Sometimes there are movies or television programs that find a niche in my heart and seem to stay there forever. Long after viewing I find myself thinking about what I learned from the characters or the story. Ted Lasso is one of those classic series that sticks with me, comes to mind at unexpected times during the day. I literally feel a connection to each of the characters that is so real. I see a bit of myself in each of them and I almost view the series in its entirety as a kind of parable about the human spirit that somehow muddles through even the deepest tragedies and disappointments.
We humans are both incredibly flexible and strong but also sometimes weak and uncertain. The totality of our experiences often lead us down destructive pathways in which we doubt ourselves or even dislike ourselves. We present protective faces to the world that may or may not comply with how we feel inside. Such are the characters of Ted Lasso, flawed individuals attempting to overcome the weight of stories that have prevented them from fully being themselves.
When Ted Lasso encounters this cast of characters he at first seems to be a rather naive and silly soul, but over the course of the series we learn that Ted is a classic caretaker. His role in life seems to be to shore up everyone but himself. When dealing with the other people he encounters he almost always presents the kind of wisdom that helps them to become better versions of themselves. He is an optimistic soul who sees the good and the potential in everyone. He accepts and loves people freely, always more focused on making their lives better than worrying about winning or advancing himself. He is a good man, but as often happens with really good people he has a tendency to hide his own suffering, to freely give so much that there is sometimes very little left for himself.
We all know someone like that, a seemingly saintly soul who ministers to others instinctively. My dear friend and colleague, Sharon Saunders, was such a person. She saved countless individuals from self destructive thoughts and behaviors and yet she more often than not hid her own trials. When she died people spoke of the miracles that she had performed for them but regretted that they had not really told her how important she had been to them while she was still alive.
It’s not unusual at all for any of us to know and love someone like the fictional Ted or the very real Sharon. In our hearts we feel such gratitude for that person but we allow time to slip away without acknowledging their incredible Impact on our lives. In the bustle of our daily routines there just does not seem to be enough time to genuinely thank people for always being so considerate.
As we go about the business of living it might be our hairdresser who becomes our therapist, the waiter at the Cracker Barrel who brings a smile to our faces every time we encounter him. Perhaps it is the neighbor who takes time to get to know everyone and then bring them together in celebration who is the Ted among us. The guy who manicures our yard in one hundred degree weather is a true hero, but how often do we tell him that? It is often in the seemingly insignificant areas of life that we find the greatest comfort and joy. We would do well to let those folks know how much we appreciate what they do because they may be carrying loads even heavier than our own.

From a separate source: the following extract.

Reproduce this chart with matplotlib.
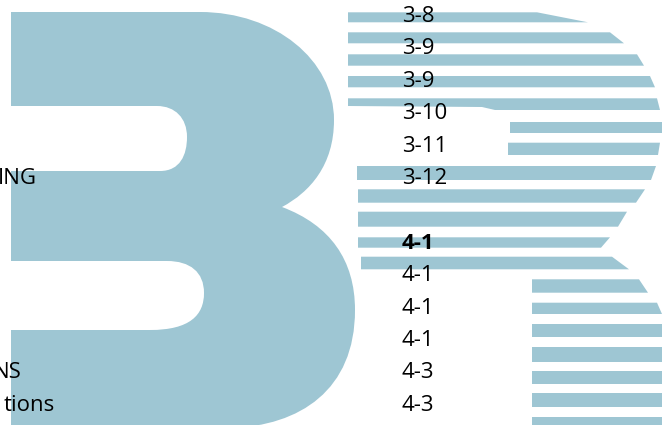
"""
3R logo strip with page-number column (table of contents fragment)
"""

import matplotlib
matplotlib.use('Agg')
import matplotlib.pyplot as plt
from matplotlib.path import Path
from matplotlib.patches import PathPatch, Polygon

# Page numbers in the right column (row index, label, bold)
page_rows = [0, 1, 2, 3, 4, 5, 7, 8, 9, 10, 11, 12]
page_labels = ['3-8', '3-9', '3-9', '3-10', '3-11', '3-12',
               '4-1', '4-1', '4-1', '4-1', '4-3', '4-3']
page_bold = [False, False, False, False, False, False,
             True, False, False, False, False, False]

# Cut-off section titles on the left edge
title_rows = [5, 11, 12]
title_labels = ['ING', 'NS', 'tions']
title_right = [37, 22, 55]

# Stripes of the "R" (pixel geometry of the logo)
stripe_top = [12.3, 32.3, 54.3, 76, 98.3, 121.7, 142.7, 166, 189.3, 211.7,
              237.3, 256.7, 279.3, 302.7, 324, 347.3, 370.7, 392.7, 417.3]
stripe_bot = [22.3, 43.3, 65.7, 87.3, 110, 132.7, 155, 180, 202.7, 226.7,
              247.7, 269.3, 292.7, 314, 337, 361.7, 384, 406.7, 430]
stripe_left = [348, 348, 348, 348, 348, 510, 508, 357, 358, 358,
               358, 361, 532, 532, 532, 532, 532, 532, 532]
stripe_rtop = [537, 610, 637, 650, 657, 670, 660, 656, 645, 627,
               610, 612, 639, 657, 670, 670, 670, 670, 670]
stripe_rbot = [588, 624, 644, 655, 660, 670, 658, 651, 636, 618,
               601, 629, 648, 662, 670, 670, 670, 670, 670]

logo_color = '#9ec6d3'

fig = plt.figure(figsize=(6.62, 4.25), dpi=100)
ax = fig.add_axes([0, 0, 1, 1])
ax.set_xlim(0, 662)
ax.set_ylim(425, 0)
ax.axis('off')

# The big "3"
M, L, C, Z = Path.MOVETO, Path.LINETO, Path.CURVE4, Path.CLOSEPOLY
verts = [
    (11, 12), (200, 12),
    (275, 12), (334, 60), (334, 120),
    (334, 165), (310, 192), (282, 207),
    (330, 225), (355, 260), (355, 310),
    (355, 390), (300, 426), (230, 428),
    (11, 428), (11, 330), (150, 330),
    (190, 330), (204, 315), (204, 293),
    (204, 272), (190, 261), (167, 261),
    (11, 261), (11, 171), (160, 171),
    (180, 171), (187, 155), (187, 137),
    (187, 118), (175, 106), (157, 106),
    (11, 106), (11, 12),
]
codes = [M, L, C, C, C, C, C, C, C, C, C, C, C, C,
         L, L, L, C, C, C, C, C, C, L, L, L, C, C, C, C, C, C, L, Z]
ax.add_patch(PathPatch(Path(verts, codes), facecolor=logo_color,
                       edgecolor='none', zorder=1))

# The striped "R"
for i, (top, bot, left, rt, rb) in enumerate(zip(stripe_top, stripe_bot,
                                                 stripe_left, stripe_rtop,
                                                 stripe_rbot)):
    pts = [(left, top), (rt, top), (rb, bot)]
    if i == 4:
        # bottom edge dips around the counter of the R
        pts += [(495, bot), (482, bot - 3), (left, bot - 4)]
    else:
        pts += [(left, bot)]
    ax.add_patch(Polygon(pts, closed=True, facecolor=logo_color,
                         edgecolor='none', zorder=1))

# Text rows share a fixed baseline pitch
def baseline(row):
    return 22 + 32.4 * row

font = ['Open Sans', 'DejaVu Sans']
for row, lab, bold in zip(page_rows, page_labels, page_bold):
    ax.text(402, baseline(row), lab, ha='left', va='baseline',
            fontsize=16, family=font,
            fontweight='bold' if bold else 'normal', color='black', zorder=3)

for row, lab, xr in zip(title_rows, title_labels, title_right):
    ax.text(xr, baseline(row), lab, ha='right', va='baseline',
            fontsize=16, family=font, color='black', zorder=3)

plt.savefig('out.png', dpi=100)
plt.close()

I went to high school with a lovely girl named Bren. She grew up to become a beloved college professor at Loyola University in Chicago. During Covid, Bren was quietly reaching out to so many of us, sending little notes to cheer us, and even offering hospitality if we ever decided to visit Chicago. Bren was a very busy woman and yet she found the time to do the loveliest things for the people that she knew. I know that she inspired me beyond measure. I never really got to tell her how grateful I was for her kindness because she died rather suddenly. It was a grave loss to the world and many gathered to praise her at her funeral. It seems sadly to be what we most often do instead of loudly proclaiming the wonder of a person like Bren while she can still enjoy the praise.
Ted Lasso reminds us of the power of compassion, optimism and forgiveness. We would do well to fellow his lead in our interactions with the people that come our way. At the same time we need to honor the Ted Lassos that we know to be extraordinary. Sometimes they too have moments of self doubt. Let them know how wonderful they are just the way they are. Do it today!